▸ Goal of the exercise: Print all of the lines exactly. Any picture among them stays out.

▸ Information supplied:

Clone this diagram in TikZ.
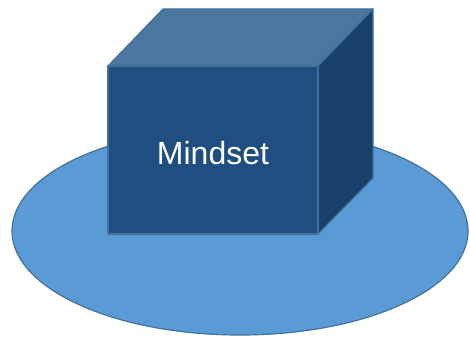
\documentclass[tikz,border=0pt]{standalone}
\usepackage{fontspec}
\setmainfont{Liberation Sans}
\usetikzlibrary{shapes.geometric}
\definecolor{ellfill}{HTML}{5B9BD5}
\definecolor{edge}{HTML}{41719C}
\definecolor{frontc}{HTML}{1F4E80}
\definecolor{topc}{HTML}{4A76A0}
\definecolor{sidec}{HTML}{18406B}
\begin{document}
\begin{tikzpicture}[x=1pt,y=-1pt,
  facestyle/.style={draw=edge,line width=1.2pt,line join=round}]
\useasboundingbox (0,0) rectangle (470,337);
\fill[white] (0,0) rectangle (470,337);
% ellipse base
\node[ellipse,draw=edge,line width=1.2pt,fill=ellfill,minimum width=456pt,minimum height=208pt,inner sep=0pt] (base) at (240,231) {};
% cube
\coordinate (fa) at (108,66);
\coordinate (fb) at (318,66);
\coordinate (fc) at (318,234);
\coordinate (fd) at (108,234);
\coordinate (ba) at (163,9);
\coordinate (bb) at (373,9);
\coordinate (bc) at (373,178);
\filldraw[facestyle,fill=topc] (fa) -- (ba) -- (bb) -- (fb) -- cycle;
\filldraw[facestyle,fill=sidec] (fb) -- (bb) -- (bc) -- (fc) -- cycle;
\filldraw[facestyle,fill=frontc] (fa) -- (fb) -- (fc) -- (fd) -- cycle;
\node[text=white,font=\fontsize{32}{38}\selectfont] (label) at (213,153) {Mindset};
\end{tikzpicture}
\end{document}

▸ Full output:
Clone this diagram in TikZ.
\documentclass[tikz,border=0pt]{standalone}
\usepackage{fontspec}
\setmainfont{Liberation Sans}
\usetikzlibrary{shapes.geometric}
\definecolor{ellfill}{HTML}{5B9BD5}
\definecolor{edge}{HTML}{41719C}
\definecolor{frontc}{HTML}{1F4E80}
\definecolor{topc}{HTML}{4A76A0}
\definecolor{sidec}{HTML}{18406B}
\begin{document}
\begin{tikzpicture}[x=1pt,y=-1pt,
  facestyle/.style={draw=edge,line width=1.2pt,line join=round}]
\useasboundingbox (0,0) rectangle (470,337);
\fill[white] (0,0) rectangle (470,337);
% ellipse base
\node[ellipse,draw=edge,line width=1.2pt,fill=ellfill,minimum width=456pt,minimum height=208pt,inner sep=0pt] (base) at (240,231) {};
% cube
\coordinate (fa) at (108,66);
\coordinate (fb) at (318,66);
\coordinate (fc) at (318,234);
\coordinate (fd) at (108,234);
\coordinate (ba) at (163,9);
\coordinate (bb) at (373,9);
\coordinate (bc) at (373,178);
\filldraw[facestyle,fill=topc] (fa) -- (ba) -- (bb) -- (fb) -- cycle;
\filldraw[facestyle,fill=sidec] (fb) -- (bb) -- (bc) -- (fc) -- cycle;
\filldraw[facestyle,fill=frontc] (fa) -- (fb) -- (fc) -- (fd) -- cycle;
\node[text=white,font=\fontsize{32}{38}\selectfont] (label) at (213,153) {Mindset};
\end{tikzpicture}
\end{document}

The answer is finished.